Quand le climat rebattra les cartes de l’attractivité résidentielle
Dans le cadre du cycle de ses "Rencontres du hub", Icade accueillait le 11 septembre dernier l’analyste territorial Olivier Portier pour une intervention intitulée "Immobilier et climat : analyse des enjeux territoriaux à moyen et long termes". Spécialiste de l’analyse économique territoriale, Olivier Portier observe les dynamiques territoriales depuis une vingtaine d’année afin "d’aider les collectivités à bâtir des stratégies plus adaptées".
Dans un contexte d’augmentation des taux d’intérêt sur fond de dynamique inflationniste, Olivier Portier rappelle que l’élément essentiel pour analyser l’échelle territoriale reste "la question de la mobilité des individus". Un facteur qui joue un rôle majeur "sur les dynamiques territoriales et donc sur le marché de l’immobilier". Tant la démographie que les phénomènes de recomposition des ménages ont un impact en la matière et "c’est cette combinaison de variables qui crée des tensions sur les marchés de l’immobilier", constate l’analyste qui cite en exemple des territoires très touristiques où le coût de l’immobilier ne permet plus aux jeunes actifs de se loger.

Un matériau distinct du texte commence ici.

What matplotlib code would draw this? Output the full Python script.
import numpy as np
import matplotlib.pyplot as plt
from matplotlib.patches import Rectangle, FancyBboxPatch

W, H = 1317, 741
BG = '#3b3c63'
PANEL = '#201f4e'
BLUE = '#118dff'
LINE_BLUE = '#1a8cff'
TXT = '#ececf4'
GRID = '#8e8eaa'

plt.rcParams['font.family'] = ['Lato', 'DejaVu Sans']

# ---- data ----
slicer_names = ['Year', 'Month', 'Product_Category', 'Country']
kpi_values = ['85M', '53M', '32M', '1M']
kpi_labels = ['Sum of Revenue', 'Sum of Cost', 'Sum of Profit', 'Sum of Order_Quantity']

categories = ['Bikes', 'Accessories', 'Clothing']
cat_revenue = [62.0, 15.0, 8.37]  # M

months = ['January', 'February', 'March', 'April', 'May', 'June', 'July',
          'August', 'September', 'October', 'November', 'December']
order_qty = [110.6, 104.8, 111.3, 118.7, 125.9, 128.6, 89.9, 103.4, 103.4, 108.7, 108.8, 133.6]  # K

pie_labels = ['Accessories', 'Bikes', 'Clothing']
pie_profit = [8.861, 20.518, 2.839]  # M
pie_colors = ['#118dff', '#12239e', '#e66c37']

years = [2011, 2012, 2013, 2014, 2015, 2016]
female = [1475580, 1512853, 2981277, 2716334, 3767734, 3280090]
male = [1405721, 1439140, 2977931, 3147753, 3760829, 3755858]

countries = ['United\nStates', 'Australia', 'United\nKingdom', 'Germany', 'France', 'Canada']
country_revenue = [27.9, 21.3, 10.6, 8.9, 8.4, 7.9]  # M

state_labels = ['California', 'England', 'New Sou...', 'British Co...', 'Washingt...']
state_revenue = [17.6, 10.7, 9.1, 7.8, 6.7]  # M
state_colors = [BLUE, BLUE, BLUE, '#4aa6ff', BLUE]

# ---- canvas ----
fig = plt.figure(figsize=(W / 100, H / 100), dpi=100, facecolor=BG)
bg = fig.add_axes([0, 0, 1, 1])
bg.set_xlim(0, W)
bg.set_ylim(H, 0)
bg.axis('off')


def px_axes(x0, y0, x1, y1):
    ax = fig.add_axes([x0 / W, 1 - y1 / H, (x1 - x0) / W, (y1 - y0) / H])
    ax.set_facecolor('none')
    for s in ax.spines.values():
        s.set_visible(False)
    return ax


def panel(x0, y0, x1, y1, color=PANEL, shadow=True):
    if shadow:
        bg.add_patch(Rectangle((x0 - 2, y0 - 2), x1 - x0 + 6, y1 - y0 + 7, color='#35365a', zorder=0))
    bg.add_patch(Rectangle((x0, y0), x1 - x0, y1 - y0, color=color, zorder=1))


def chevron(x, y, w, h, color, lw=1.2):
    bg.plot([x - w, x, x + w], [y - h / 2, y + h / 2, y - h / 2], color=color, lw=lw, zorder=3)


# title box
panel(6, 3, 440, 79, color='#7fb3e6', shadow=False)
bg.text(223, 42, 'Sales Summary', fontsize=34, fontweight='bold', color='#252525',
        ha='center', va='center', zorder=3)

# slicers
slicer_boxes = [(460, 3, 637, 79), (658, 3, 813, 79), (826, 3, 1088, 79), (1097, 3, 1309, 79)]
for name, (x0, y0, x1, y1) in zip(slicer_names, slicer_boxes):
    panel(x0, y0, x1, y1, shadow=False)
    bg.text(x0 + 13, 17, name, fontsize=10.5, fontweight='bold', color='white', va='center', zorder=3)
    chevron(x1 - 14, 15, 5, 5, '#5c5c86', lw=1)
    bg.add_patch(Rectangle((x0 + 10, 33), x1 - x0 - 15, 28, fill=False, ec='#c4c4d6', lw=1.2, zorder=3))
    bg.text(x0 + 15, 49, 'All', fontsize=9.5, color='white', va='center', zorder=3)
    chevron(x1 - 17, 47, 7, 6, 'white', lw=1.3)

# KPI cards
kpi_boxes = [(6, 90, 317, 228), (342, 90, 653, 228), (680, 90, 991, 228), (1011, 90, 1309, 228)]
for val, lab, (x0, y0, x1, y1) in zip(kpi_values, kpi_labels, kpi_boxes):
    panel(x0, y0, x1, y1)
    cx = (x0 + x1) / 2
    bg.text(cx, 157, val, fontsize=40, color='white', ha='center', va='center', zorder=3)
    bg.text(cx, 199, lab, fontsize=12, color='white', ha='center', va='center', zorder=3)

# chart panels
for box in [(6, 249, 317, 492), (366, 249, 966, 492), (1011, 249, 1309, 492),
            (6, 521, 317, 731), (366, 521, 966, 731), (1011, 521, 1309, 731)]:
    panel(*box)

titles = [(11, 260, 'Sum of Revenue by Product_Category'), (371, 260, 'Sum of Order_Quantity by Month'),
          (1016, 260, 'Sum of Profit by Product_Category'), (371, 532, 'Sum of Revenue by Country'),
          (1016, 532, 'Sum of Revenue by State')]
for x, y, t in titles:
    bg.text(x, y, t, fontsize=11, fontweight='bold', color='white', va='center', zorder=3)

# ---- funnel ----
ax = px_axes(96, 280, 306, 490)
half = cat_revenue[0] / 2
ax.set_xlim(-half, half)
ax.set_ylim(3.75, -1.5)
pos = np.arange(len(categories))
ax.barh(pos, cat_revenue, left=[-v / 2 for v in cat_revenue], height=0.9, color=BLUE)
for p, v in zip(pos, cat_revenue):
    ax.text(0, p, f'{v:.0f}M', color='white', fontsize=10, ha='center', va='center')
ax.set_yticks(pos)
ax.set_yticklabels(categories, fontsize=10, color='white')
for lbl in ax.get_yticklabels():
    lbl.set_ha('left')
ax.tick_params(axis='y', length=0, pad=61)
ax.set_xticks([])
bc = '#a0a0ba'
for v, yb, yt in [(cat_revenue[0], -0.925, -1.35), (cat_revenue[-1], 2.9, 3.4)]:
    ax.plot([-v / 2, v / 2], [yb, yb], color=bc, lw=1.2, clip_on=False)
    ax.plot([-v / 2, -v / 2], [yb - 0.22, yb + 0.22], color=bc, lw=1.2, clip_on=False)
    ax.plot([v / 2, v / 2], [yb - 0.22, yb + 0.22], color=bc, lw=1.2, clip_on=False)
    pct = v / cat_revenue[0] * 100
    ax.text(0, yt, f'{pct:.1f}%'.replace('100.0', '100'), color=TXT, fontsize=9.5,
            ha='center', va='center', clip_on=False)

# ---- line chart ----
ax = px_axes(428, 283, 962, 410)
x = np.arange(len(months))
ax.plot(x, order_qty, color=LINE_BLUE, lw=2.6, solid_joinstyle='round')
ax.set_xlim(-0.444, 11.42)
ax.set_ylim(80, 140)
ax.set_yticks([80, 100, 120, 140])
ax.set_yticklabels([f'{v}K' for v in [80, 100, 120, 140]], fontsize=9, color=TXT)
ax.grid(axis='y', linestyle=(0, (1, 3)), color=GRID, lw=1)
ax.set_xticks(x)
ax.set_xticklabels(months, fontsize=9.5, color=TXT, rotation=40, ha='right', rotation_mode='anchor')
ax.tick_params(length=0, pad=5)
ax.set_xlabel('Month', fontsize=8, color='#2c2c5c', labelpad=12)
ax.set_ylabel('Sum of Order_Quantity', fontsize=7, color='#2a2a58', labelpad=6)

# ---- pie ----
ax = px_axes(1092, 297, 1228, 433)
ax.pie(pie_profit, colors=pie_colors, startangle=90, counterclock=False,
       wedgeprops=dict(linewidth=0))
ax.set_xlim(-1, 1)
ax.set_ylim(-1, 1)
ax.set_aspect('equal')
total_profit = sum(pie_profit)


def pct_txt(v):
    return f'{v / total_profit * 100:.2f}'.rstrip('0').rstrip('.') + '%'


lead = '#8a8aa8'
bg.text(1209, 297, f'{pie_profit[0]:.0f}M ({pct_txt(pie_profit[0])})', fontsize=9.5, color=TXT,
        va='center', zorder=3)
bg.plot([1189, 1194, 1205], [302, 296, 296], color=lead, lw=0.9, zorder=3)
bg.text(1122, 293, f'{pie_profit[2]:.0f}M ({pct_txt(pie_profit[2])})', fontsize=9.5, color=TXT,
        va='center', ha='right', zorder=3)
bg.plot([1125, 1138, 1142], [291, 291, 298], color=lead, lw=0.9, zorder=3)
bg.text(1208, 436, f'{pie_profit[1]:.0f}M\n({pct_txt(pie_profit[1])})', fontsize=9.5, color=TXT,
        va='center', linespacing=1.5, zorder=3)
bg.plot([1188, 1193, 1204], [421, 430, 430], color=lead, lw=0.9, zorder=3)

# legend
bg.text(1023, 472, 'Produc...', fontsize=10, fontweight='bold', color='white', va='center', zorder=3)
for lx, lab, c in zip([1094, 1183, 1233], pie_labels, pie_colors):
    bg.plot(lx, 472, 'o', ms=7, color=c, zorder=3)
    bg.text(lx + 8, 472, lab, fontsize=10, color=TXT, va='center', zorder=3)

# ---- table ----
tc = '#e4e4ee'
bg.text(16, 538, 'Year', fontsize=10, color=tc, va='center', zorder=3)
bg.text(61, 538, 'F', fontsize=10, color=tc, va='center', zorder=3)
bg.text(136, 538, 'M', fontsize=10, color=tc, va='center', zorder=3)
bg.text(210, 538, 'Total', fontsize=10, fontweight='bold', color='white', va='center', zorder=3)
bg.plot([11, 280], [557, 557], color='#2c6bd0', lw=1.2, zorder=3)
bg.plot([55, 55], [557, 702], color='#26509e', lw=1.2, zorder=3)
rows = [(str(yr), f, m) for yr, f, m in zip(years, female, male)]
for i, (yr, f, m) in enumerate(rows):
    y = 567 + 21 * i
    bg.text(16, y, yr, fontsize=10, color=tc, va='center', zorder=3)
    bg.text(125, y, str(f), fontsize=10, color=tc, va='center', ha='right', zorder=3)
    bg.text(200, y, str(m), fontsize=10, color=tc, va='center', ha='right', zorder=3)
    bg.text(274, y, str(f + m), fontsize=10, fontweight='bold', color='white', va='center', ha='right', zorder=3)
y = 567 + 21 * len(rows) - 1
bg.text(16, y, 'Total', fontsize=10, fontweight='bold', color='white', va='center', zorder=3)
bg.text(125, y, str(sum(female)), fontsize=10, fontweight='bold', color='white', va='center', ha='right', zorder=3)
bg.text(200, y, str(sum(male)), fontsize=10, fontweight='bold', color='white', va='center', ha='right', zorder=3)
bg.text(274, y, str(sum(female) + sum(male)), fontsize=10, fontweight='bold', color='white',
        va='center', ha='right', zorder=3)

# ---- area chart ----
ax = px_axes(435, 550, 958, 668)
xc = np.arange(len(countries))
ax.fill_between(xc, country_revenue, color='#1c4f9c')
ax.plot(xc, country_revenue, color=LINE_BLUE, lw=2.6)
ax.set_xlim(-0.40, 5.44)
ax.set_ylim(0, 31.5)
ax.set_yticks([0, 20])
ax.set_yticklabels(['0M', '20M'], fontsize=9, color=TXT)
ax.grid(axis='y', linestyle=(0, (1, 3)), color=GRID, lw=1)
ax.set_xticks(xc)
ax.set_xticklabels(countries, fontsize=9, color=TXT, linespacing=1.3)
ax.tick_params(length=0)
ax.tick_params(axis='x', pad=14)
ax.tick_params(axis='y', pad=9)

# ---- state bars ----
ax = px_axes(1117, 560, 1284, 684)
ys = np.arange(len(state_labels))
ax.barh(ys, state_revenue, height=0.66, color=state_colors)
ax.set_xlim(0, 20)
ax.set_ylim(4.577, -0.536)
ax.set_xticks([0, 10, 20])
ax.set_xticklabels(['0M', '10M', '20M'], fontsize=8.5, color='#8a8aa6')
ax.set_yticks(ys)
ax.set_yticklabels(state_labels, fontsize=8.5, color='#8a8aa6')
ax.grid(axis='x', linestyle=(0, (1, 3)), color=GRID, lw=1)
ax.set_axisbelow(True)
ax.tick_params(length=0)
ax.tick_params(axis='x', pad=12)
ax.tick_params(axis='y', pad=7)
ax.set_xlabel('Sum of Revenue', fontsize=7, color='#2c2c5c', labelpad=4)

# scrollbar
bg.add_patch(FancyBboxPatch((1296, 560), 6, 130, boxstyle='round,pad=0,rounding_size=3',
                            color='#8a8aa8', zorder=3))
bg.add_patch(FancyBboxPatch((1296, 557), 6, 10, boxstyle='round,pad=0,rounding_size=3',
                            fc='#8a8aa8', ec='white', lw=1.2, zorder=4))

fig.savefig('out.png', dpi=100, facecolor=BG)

En matière de démographie, après avoir passé à la loupe les quelque 1.200 intercommunalités françaises, Olivier Portier relève "une rupture historique" marquée par un déclin de population dans des régions telles que la Normandie, les Hauts-de-France ou encore le Grand Est, quand d’autres progressent toujours (Paca) mais à un rythme moins soutenu. De fait, plutôt que d’une "diagonale du vide", c’est un Y qui apparait désormais sur les cartes, allant du Cotentin au Massif central pour ensuite remonter vers l’Est. En somme, "une nouvelle structuration de l’espace français". En parallèle, il pointe le dynamisme de l’Ouest et notamment des zones littorales... au sujet desquelles on évoquait régulièrement un "déclin démographique" dans les années 80. "Finalement, ces territoires ont moins souffert de la désindustrialisation", souligne Olivier Portier.

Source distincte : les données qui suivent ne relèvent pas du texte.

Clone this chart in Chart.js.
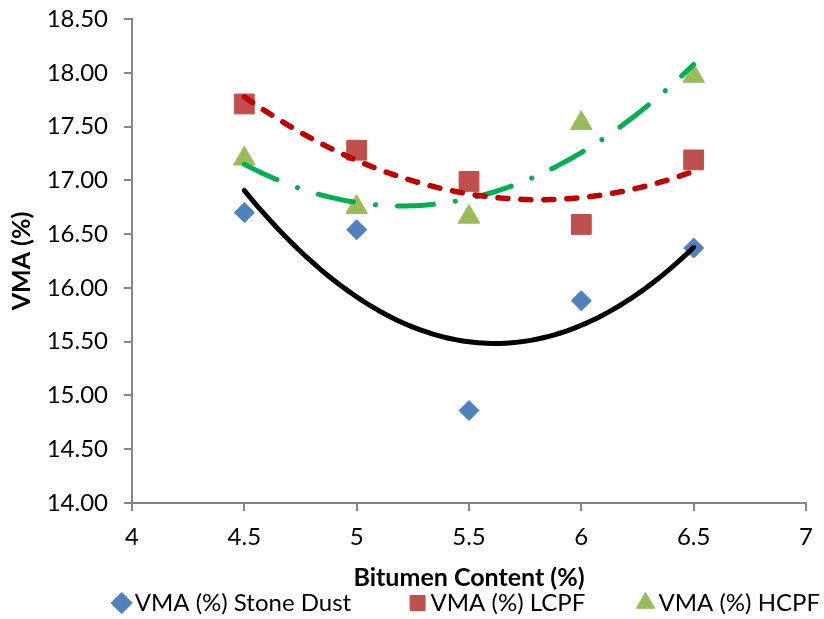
<!DOCTYPE html>
<html>
<head>
<meta charset="utf-8">
<title>VMA vs Bitumen Content</title>
<script src="https://cdn.jsdelivr.net/npm/chart.js@4/dist/chart.umd.min.js"></script>
<style>
  html, body { margin: 0; padding: 0; background: #ffffff; }
  #wrap { width: 824px; height: 619px; }
</style>
</head>
<body>
<div id="wrap"><canvas id="chart" width="824" height="619"></canvas></div>
<script>
// Bitumen content (%) of the mixes
const bitumenContent = [4.5, 5.0, 5.5, 6.0, 6.5];

// Voids in mineral aggregate (%) for each filler type
const vmaStoneDust = [16.70, 16.54, 14.86, 15.88, 16.37];
const vmaLCPF      = [17.71, 17.28, 16.99, 16.59, 17.19];
const vmaHCPF      = [17.20, 16.75, 16.66, 17.53, 17.97];

const seriesNames = ['VMA (%) Stone Dust', 'VMA (%) LCPF', 'VMA (%) HCPF'];

// Axis tick values
const xTickValues = [4, 4.5, 5, 5.5, 6, 6.5, 7];
const yTickValues = [14.0, 14.5, 15.0, 15.5, 16.0, 16.5, 17.0, 17.5, 18.0, 18.5];

// Second-order polynomial trendline (least squares) through a series
function quadraticFit(xs, ys) {
  const n = xs.length;
  let s1 = 0, s2 = 0, s3 = 0, s4 = 0, t0 = 0, t1 = 0, t2 = 0;
  for (let i = 0; i < n; i++) {
    const x = xs[i], y = ys[i];
    s1 += x; s2 += x * x; s3 += x * x * x; s4 += x * x * x * x;
    t0 += y; t1 += x * y; t2 += x * x * y;
  }
  const det3 = (m) =>
    m[0][0] * (m[1][1] * m[2][2] - m[1][2] * m[2][1]) -
    m[0][1] * (m[1][0] * m[2][2] - m[1][2] * m[2][0]) +
    m[0][2] * (m[1][0] * m[2][1] - m[1][1] * m[2][0]);
  const A = [[n, s1, s2], [s1, s2, s3], [s2, s3, s4]];
  const r = [t0, t1, t2];
  const D = det3(A);
  const coef = [0, 1, 2].map(k => {
    const M = A.map((row, i) => row.map((v, j) => (j === k ? r[i] : v)));
    return det3(M) / D;
  });
  return x => coef[0] + coef[1] * x + coef[2] * x * x;
}

function trendPoints(xs, ys) {
  const f = quadraticFit(xs, ys);
  const x0 = xs[0], x1 = xs[xs.length - 1];
  const steps = 100;
  const pts = [];
  for (let i = 0; i <= steps; i++) {
    const x = x0 + (x1 - x0) * i / steps;
    pts.push({ x: x, y: f(x) });
  }
  return pts;
}

const toXY = ys => bitumenContent.map((x, i) => ({ x: x, y: ys[i] }));

const FONT = 'Lato, "Liberation Sans", Arial, sans-serif';
const AXIS_GREY = '#868686';
// blank space that separates consecutive legend entries
const legendGaps = [' '.repeat(10), ' '.repeat(9), ''];

Chart.defaults.font.family = FONT;
Chart.defaults.color = '#000000';

const trendStyle = {
  type: 'line',
  showLine: true,
  fill: false,
  pointRadius: 0,
  pointHoverRadius: 0,
  tension: 0,
  borderCapStyle: 'round',
  borderJoinStyle: 'round',
  order: 1
};

new Chart(document.getElementById('chart'), {
  type: 'scatter',
  data: {
    datasets: [
      {
        label: seriesNames[0],
        data: toXY(vmaStoneDust),
        pointStyle: 'rectRot',
        pointRadius: 10,
        backgroundColor: '#4F81BD',
        borderColor: '#4F81BD',
        borderWidth: 1,
        order: 2
      },
      {
        label: seriesNames[1],
        data: toXY(vmaLCPF),
        pointStyle: 'rect',
        pointRadius: 14,
        backgroundColor: '#C0504D',
        borderColor: '#C0504D',
        borderWidth: 1,
        order: 2
      },
      {
        label: seriesNames[2],
        data: toXY(vmaHCPF),
        pointStyle: 'triangle',
        pointRadius: 12.5,
        backgroundColor: '#9BBB59',
        borderColor: '#9BBB59',
        borderWidth: 1,
        order: 2
      },
      Object.assign({}, trendStyle, {
        label: 'trend-stone-dust',
        data: trendPoints(bitumenContent, vmaStoneDust),
        borderColor: '#000000',
        borderWidth: 5
      }),
      Object.assign({}, trendStyle, {
        label: 'trend-lcpf',
        data: trendPoints(bitumenContent, vmaLCPF),
        borderColor: '#C00000',
        borderWidth: 5.5,
        borderDash: [10, 13]
      }),
      Object.assign({}, trendStyle, {
        label: 'trend-hcpf',
        data: trendPoints(bitumenContent, vmaHCPF),
        borderColor: '#00B050',
        borderWidth: 5,
        borderDash: [36, 22, 0.1, 22]
      })
    ]
  },
  options: {
    responsive: false,
    animation: false,
    events: [],
    layout: { padding: { left: 0, right: 0, top: 19, bottom: 0 } },
    scales: {
      x: {
        type: 'linear',
        position: 'bottom',
        min: 4,
        max: 7,
        afterBuildTicks: s => { s.ticks = xTickValues.map(v => ({ value: v })); },
        afterFit: s => {
          s.height = 84;
          s.paddingLeft = 0;
          s.paddingRight = 18;
        },
        border: { display: true, color: AXIS_GREY, width: 2 },
        grid: { drawOnChartArea: false, drawTicks: true, tickLength: 8, color: AXIS_GREY, lineWidth: 2 },
        ticks: {
          font: { family: FONT, size: 24 },
          color: '#000000',
          padding: 12,
          maxRotation: 0,
          callback: v => String(v)
        },
        title: {
          display: true,
          text: 'Bitumen Content (%)',
          color: '#000000',
          font: { family: FONT, size: 25, weight: 'bold', lineHeight: 1 },
          padding: { top: 0, bottom: -3 }
        }
      },
      y: {
        type: 'linear',
        min: 14,
        max: 18.5,
        afterBuildTicks: s => { s.ticks = yTickValues.map(v => ({ value: v })); },
        afterFit: s => {
          s.width = 132;
          s.paddingTop = 0;
          s.paddingBottom = 0;
        },
        border: { display: true, color: AXIS_GREY, width: 2 },
        grid: { drawOnChartArea: false, drawTicks: true, tickLength: 8, color: AXIS_GREY, lineWidth: 2 },
        ticks: {
          font: { family: FONT, size: 24 },
          color: '#000000',
          padding: 16,
          callback: v => Number(v).toFixed(2)
        },
        title: {
          display: true,
          text: 'VMA (%)',
          color: '#000000',
          font: { family: FONT, size: 25, weight: 'bold', lineHeight: 1 },
          padding: { top: 9, bottom: 0 }
        }
      }
    },
    plugins: {
      tooltip: { enabled: false },
      legend: {
        display: true,
        position: 'bottom',
        align: 'end',
        maxHeight: 32,
        labels: {
          usePointStyle: true,
          boxWidth: 2,
          boxHeight: 15,
          padding: 4,
          color: '#000000',
          font: { family: FONT, size: 24 },
          generateLabels: chart => {
            const items = Chart.defaults.plugins.legend.labels.generateLabels(chart)
              .filter(it => it.datasetIndex < 3);
            return items.map((it, i) => {
              it.text = it.text + legendGaps[i];
              return it;
            });
          }
        }
      }
    }
  }
});
</script>
</body>
</html>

Des métropoles pas toujours gagnantes
Et lorsqu’on aborde la question du solde migratoire, on découvre "une France hémiplégique" avec un grand quart Nord-Est en décroissance nette qui définit "une géographie de l’attractivité résidentielle". À cela s’ajoute le phénomène de vieillissement de la population qui, lui, touche davantage l’Ouest et le littoral atlantique, ou encore un aspect social qui s’illustre par une part de ménages isolés plus importante justement dans ce "Y du vide" décrit plus tôt. De fait, dans plus de 200 intercommunalités passées à la loupe, le nombre de ménages a été multiplié par 1,7 entre 1968 et 2021, faisant peser un poids supplémentaire sur la demande de logements. Au final, Olivier Portier décrit un paysage dans lequel les métropoles n’apparaissent pas systématiquement comme les grandes gagnantes des ces dynamiques territoriales nouvelles. "Elles polarisent beaucoup mais redistribuent beaucoup", résume l’analyste qui observe que ce sont le plus souvent les territoires frontaliers qui tirent le mieux leur épingle du jeu.
Quelles leçons en tirer pour l’avenir ? L’insee anticipe déjà une progression démographique en Île-de-France et un grand quart Nord-Est perdant inexorablement des habitants. Une situation qui pourrait cependant être réévaluée à l’aune du changement climatique et de son impact sur les choix de lieux de résidence des Français. En résumé, le climat rebat les cartes de l’attractivité résidentielle en favorisant, paradoxalement... les territoires aujourd’hui envisagés comme en perte de vitesse sur le plan de l’attractivité, notamment dans le nord-ouest de l’Hexagone.